# [Aim]
Write out all the lines again, precisely as they stand, but without the images.

# [Information provided]
## BEGIN

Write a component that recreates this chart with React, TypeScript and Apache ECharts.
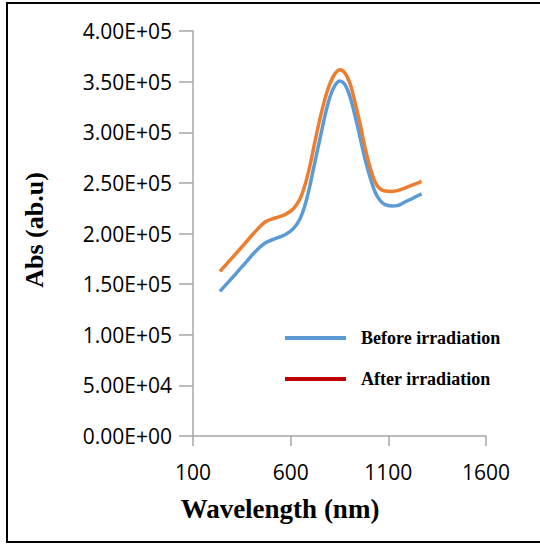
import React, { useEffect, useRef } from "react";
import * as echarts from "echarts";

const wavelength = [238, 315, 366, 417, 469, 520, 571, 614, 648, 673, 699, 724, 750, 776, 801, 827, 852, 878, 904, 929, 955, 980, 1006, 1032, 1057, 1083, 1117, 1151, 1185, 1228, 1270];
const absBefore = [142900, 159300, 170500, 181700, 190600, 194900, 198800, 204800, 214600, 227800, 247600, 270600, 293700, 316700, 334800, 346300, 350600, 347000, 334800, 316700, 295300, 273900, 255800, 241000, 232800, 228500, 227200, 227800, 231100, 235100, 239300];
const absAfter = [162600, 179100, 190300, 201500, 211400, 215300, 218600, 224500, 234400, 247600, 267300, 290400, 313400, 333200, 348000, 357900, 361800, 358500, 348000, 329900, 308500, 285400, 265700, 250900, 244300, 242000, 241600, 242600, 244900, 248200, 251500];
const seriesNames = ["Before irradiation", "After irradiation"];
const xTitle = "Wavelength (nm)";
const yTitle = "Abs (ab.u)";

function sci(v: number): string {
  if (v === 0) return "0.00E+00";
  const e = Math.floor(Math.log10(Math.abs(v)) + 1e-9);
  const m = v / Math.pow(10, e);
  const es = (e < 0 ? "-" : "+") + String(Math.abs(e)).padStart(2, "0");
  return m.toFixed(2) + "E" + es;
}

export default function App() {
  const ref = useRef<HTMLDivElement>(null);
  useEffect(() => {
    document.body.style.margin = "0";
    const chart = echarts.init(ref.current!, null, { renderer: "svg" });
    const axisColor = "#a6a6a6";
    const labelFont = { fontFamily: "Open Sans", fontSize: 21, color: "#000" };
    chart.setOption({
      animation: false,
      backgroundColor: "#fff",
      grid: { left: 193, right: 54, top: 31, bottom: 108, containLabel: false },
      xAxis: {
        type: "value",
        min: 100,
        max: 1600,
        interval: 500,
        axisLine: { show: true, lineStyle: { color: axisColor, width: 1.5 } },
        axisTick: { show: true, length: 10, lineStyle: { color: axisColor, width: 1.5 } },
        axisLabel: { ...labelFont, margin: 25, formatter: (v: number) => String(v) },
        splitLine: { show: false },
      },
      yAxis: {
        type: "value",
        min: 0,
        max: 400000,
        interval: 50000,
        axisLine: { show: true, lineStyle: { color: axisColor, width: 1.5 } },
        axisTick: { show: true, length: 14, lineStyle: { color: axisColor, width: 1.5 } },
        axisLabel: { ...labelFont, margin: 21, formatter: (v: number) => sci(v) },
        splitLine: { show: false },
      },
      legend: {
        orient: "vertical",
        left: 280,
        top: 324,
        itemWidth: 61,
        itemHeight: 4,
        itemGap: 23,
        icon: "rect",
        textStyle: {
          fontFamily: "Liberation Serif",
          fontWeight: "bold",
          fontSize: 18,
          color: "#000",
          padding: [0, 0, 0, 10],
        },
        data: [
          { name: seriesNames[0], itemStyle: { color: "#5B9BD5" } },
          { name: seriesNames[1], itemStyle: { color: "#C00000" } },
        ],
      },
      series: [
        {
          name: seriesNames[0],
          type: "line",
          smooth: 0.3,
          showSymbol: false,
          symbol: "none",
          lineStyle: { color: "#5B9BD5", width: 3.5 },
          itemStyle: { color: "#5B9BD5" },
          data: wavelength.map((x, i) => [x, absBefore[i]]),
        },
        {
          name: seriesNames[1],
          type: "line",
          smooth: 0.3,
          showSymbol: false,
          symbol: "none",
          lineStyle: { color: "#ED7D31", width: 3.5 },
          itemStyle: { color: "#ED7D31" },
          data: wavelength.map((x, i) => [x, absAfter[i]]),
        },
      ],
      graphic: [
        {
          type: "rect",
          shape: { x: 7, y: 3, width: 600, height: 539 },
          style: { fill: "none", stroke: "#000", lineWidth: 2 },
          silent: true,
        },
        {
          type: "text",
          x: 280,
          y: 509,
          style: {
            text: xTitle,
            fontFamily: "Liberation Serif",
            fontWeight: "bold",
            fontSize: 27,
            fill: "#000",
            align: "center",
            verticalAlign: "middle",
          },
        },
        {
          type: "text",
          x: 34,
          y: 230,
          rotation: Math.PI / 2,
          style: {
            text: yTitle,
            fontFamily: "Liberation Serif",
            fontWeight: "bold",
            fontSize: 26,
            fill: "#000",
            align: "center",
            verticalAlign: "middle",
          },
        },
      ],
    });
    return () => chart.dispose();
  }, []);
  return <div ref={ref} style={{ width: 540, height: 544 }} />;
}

## END

# [Completed exercise]
Write a component that recreates this chart with React, TypeScript and Apache ECharts.
import React, { useEffect, useRef } from "react";
import * as echarts from "echarts";

const wavelength = [238, 315, 366, 417, 469, 520, 571, 614, 648, 673, 699, 724, 750, 776, 801, 827, 852, 878, 904, 929, 955, 980, 1006, 1032, 1057, 1083, 1117, 1151, 1185, 1228, 1270];
const absBefore = [142900, 159300, 170500, 181700, 190600, 194900, 198800, 204800, 214600, 227800, 247600, 270600, 293700, 316700, 334800, 346300, 350600, 347000, 334800, 316700, 295300, 273900, 255800, 241000, 232800, 228500, 227200, 227800, 231100, 235100, 239300];
const absAfter = [162600, 179100, 190300, 201500, 211400, 215300, 218600, 224500, 234400, 247600, 267300, 290400, 313400, 333200, 348000, 357900, 361800, 358500, 348000, 329900, 308500, 285400, 265700, 250900, 244300, 242000, 241600, 242600, 244900, 248200, 251500];
const seriesNames = ["Before irradiation", "After irradiation"];
const xTitle = "Wavelength (nm)";
const yTitle = "Abs (ab.u)";

function sci(v: number): string {
  if (v === 0) return "0.00E+00";
  const e = Math.floor(Math.log10(Math.abs(v)) + 1e-9);
  const m = v / Math.pow(10, e);
  const es = (e < 0 ? "-" : "+") + String(Math.abs(e)).padStart(2, "0");
  return m.toFixed(2) + "E" + es;
}

export default function App() {
  const ref = useRef<HTMLDivElement>(null);
  useEffect(() => {
    document.body.style.margin = "0";
    const chart = echarts.init(ref.current!, null, { renderer: "svg" });
    const axisColor = "#a6a6a6";
    const labelFont = { fontFamily: "Open Sans", fontSize: 21, color: "#000" };
    chart.setOption({
      animation: false,
      backgroundColor: "#fff",
      grid: { left: 193, right: 54, top: 31, bottom: 108, containLabel: false },
      xAxis: {
        type: "value",
        min: 100,
        max: 1600,
        interval: 500,
        axisLine: { show: true, lineStyle: { color: axisColor, width: 1.5 } },
        axisTick: { show: true, length: 10, lineStyle: { color: axisColor, width: 1.5 } },
        axisLabel: { ...labelFont, margin: 25, formatter: (v: number) => String(v) },
        splitLine: { show: false },
      },
      yAxis: {
        type: "value",
        min: 0,
        max: 400000,
        interval: 50000,
        axisLine: { show: true, lineStyle: { color: axisColor, width: 1.5 } },
        axisTick: { show: true, length: 14, lineStyle: { color: axisColor, width: 1.5 } },
        axisLabel: { ...labelFont, margin: 21, formatter: (v: number) => sci(v) },
        splitLine: { show: false },
      },
      legend: {
        orient: "vertical",
        left: 280,
        top: 324,
        itemWidth: 61,
        itemHeight: 4,
        itemGap: 23,
        icon: "rect",
        textStyle: {
          fontFamily: "Liberation Serif",
          fontWeight: "bold",
          fontSize: 18,
          color: "#000",
          padding: [0, 0, 0, 10],
        },
        data: [
          { name: seriesNames[0], itemStyle: { color: "#5B9BD5" } },
          { name: seriesNames[1], itemStyle: { color: "#C00000" } },
        ],
      },
      series: [
        {
          name: seriesNames[0],
          type: "line",
          smooth: 0.3,
          showSymbol: false,
          symbol: "none",
          lineStyle: { color: "#5B9BD5", width: 3.5 },
          itemStyle: { color: "#5B9BD5" },
          data: wavelength.map((x, i) => [x, absBefore[i]]),
        },
        {
          name: seriesNames[1],
          type: "line",
          smooth: 0.3,
          showSymbol: false,
          symbol: "none",
          lineStyle: { color: "#ED7D31", width: 3.5 },
          itemStyle: { color: "#ED7D31" },
          data: wavelength.map((x, i) => [x, absAfter[i]]),
        },
      ],
      graphic: [
        {
          type: "rect",
          shape: { x: 7, y: 3, width: 600, height: 539 },
          style: { fill: "none", stroke: "#000", lineWidth: 2 },
          silent: true,
        },
        {
          type: "text",
          x: 280,
          y: 509,
          style: {
            text: xTitle,
            fontFamily: "Liberation Serif",
            fontWeight: "bold",
            fontSize: 27,
            fill: "#000",
            align: "center",
            verticalAlign: "middle",
          },
        },
        {
          type: "text",
          x: 34,
          y: 230,
          rotation: Math.PI / 2,
          style: {
            text: yTitle,
            fontFamily: "Liberation Serif",
            fontWeight: "bold",
            fontSize: 26,
            fill: "#000",
            align: "center",
            verticalAlign: "middle",
          },
        },
      ],
    });
    return () => chart.dispose();
  }, []);
  return <div ref={ref} style={{ width: 540, height: 544 }} />;
}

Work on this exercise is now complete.